The Wisdom books of the Apocrypha although they're not included in the canon are never­the­less accepted by Protestants for edification purposes. Among them is Eccles­ias­ticus, also known as The Wisdom of the Son of Sirach. Portions of it seem applicable to “Red” as follows: (Sir. 9:2) “Give not thy soul unto a woman to set her foot upon thy sub­stance.” The loaded gent is asked, “You're not gone on this girl, are you?”

(Sir. 9:3) “Meet not with an harlot, lest thou fall into her snares.” Legendre agreed to meet her at 10:00 only to discover himself ensnared.

(Sir. 9:5) “Gaze not on a maid, that thou fall not by those things that are precious in her.”

Lillian 'Lil': “Listen to me, I'm on your mind just as much as you're on mine.”

William 'Bill': “What do you mean?”

Lillian 'Lil': “Why, when we're at the office … and you send for me to take a letter, do you know what happens?”

William 'Bill': “No.”

Lillian 'Lil': “Before you even begin, you look me over … all over.”

(Sir. 9:8) “Turn away thine eye from a beautiful woman, and look not upon another's beauty; for many have been deceived by the beauty of a woman; for here­with love is kindled as a fire.” William 'Bill': [laughs] “Well, I'll tell you the trouble, Red. You're, eh, you're too pretty and I don't trust myself.”

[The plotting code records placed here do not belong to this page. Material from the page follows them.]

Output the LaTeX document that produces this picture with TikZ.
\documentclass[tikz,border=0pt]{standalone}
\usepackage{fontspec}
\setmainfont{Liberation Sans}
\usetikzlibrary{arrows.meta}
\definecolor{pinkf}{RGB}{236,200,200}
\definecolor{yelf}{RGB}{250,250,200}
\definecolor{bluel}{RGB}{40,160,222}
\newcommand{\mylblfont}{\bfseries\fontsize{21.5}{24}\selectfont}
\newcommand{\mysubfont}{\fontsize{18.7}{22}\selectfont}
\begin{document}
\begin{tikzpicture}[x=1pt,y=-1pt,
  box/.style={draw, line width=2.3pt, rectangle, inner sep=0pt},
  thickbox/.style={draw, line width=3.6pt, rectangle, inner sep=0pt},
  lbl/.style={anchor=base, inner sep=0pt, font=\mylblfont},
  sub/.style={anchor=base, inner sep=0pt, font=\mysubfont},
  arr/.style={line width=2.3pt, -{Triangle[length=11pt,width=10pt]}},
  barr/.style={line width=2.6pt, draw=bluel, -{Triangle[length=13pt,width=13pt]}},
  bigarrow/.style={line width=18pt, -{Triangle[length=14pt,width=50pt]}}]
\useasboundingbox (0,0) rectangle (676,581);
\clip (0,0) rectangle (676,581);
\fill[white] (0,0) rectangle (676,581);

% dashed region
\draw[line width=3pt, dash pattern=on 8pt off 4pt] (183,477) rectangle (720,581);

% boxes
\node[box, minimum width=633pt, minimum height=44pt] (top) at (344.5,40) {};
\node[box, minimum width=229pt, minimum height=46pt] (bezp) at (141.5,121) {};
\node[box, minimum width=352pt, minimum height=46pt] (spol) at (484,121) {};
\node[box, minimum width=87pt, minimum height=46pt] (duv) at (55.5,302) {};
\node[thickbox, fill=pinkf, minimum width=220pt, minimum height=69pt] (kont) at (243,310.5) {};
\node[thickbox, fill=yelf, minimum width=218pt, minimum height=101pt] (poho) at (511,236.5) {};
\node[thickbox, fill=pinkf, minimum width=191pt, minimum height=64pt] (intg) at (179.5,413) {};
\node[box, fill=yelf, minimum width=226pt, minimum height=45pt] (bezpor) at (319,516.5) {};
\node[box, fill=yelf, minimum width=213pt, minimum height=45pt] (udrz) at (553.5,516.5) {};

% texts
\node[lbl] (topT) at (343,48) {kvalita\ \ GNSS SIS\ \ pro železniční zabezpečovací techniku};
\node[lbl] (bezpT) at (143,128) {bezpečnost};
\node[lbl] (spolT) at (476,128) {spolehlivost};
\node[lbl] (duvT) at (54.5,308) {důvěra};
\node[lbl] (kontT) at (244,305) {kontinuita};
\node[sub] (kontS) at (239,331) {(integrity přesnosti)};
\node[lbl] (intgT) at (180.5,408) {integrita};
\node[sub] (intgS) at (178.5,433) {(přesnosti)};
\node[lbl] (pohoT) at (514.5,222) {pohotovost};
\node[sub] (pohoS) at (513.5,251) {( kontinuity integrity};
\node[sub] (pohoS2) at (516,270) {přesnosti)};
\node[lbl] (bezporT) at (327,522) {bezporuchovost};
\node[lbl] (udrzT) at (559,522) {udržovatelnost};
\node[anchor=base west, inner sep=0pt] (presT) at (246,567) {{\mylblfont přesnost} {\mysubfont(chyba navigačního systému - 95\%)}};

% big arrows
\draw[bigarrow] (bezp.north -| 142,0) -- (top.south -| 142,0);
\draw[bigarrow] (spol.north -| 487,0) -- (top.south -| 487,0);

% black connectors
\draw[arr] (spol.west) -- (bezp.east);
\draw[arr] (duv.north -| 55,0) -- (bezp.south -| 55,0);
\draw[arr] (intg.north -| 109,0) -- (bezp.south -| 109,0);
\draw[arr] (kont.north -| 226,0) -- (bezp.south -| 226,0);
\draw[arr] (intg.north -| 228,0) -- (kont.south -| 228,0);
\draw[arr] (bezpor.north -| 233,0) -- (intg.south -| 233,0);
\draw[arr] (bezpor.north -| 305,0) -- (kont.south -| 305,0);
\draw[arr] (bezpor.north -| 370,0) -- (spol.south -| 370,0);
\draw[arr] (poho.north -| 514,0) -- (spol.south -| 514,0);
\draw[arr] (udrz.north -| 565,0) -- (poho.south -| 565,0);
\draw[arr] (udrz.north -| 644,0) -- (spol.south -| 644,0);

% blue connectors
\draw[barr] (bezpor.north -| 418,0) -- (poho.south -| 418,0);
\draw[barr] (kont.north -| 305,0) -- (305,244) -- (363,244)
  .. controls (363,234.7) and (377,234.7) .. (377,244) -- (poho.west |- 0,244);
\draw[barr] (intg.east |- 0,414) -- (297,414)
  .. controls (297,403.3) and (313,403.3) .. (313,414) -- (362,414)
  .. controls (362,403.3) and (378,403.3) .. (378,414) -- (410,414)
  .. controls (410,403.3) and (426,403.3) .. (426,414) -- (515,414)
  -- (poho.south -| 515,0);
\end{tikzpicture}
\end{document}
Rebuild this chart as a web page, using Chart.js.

(Sir. 26:8-12) “A drunken woman and a gadder abroad causeth great anger, and she will not cover her own shame. The whoredom of a woman may be known in her haughty looks and eyelids. … She will open her mouth, as a thirsty traveller when he hath found a fountain, and drink of every water near her: by every hedge will she sit down, and open her quiver against every arrow.”

According to the opening song, “The doctors said her only sins / Were too many vitamins,” i.e. letting all those “arrows” in.

Production Values

This Pre-Code film, “Red-Headed Woman” (1932) was directed by Jack Conway. Its screen­play was written by Anita Loos. It was based on a book by Katherine Brush, and a piece in the Saturday Evening Post. It stars Jean Harlow, Chester Morris, and Lewis Stone. This was one Jean Harlow's first films, and the first one she starred in. She proved to be a fine actress as well as a looker. The supporting cast was grand as well and included May Robson, Una Merkle and Charles Boyer.

Review Conclusion w/ Christian Recommendation

“Red-Headed Woman” is fast-paced, quick-witted, vulgar, and enticing. This film exemplifies the entertainment Hollywood made available before the Hays Code set the standard two years later. It was funny with­out being offensive, because there was no doubt where the lady was coming from. See it for some­thing different.

Movie Ratings

Action factor: Decent action scenes. Suitability for children: Not rated, pre-code. Special effects: Wake up and smell the 1990s technology. Video Occasion: Good Date Movie. Suspense: A few suspenseful moments. Overall product rating: Five stars out of five.